BSEE, coursework completed from Stanford…?
This would also be a good option to learn computer science: CS50 by David Malan
https://cs50.harvard.edu/x/2020/
@Umit, I would love to have sent this link to a friend of mine interested in CS, however, the course starts today and she would not have time to get things ready. I will forward the link to her for future reference. Thanks for the heads up.
Not very useful. I looked at a couple that sounded interesting. The links point to the professor’s web site. If you are lucky you get slides from the lectures, thats about it. Mostly no video or any sort of explanation.
It takes a lot more than just reading lecture notes to learn CS. It is not copy pasta of some Arduino scripts, watch some videos and call it a day. You have to throw yourself to do the actual problem solving, learning and programming work while having the self discipline to do it without the pressure of multiple deadlines is hard.
Does Stanford include continuous testing as part of their free package?
I used to work of of this list
http://blog.agupieware.com/2014/06/online-learning-intensive-bachelors.html
But some of the courses listed have gone dark.

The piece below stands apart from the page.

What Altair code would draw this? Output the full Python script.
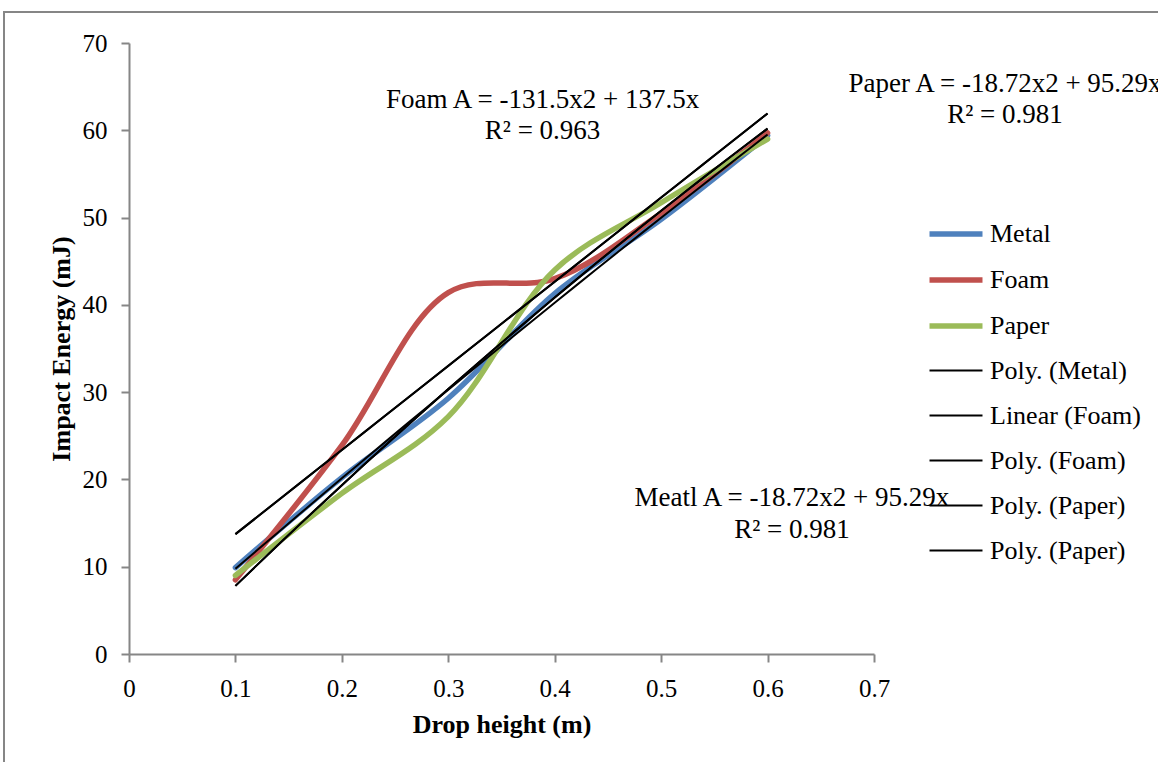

The big difference I have noticed, when my early 80s education is compared to 2020s curricula, is that theory of computation is formalized and extensive and less condensed than the two semester course for data structures and algorithms.
And the big difference I have found from an on-line self-taught vs a ‘formal’ education is proofs and the required mathematics. People commonly say that you will never use that stuff after college. Perhaps for some, but I have never had a job that did not require my use some elements of differential calculus or discrete math.
And FWIW, I think CS should be a three-year degree. But as most American high schools are fails, many kids spend their initial two or three semesters of college learning basic stuff that should not even be offered at a four-year university.
Maybe that’s the “free” part? High school 101.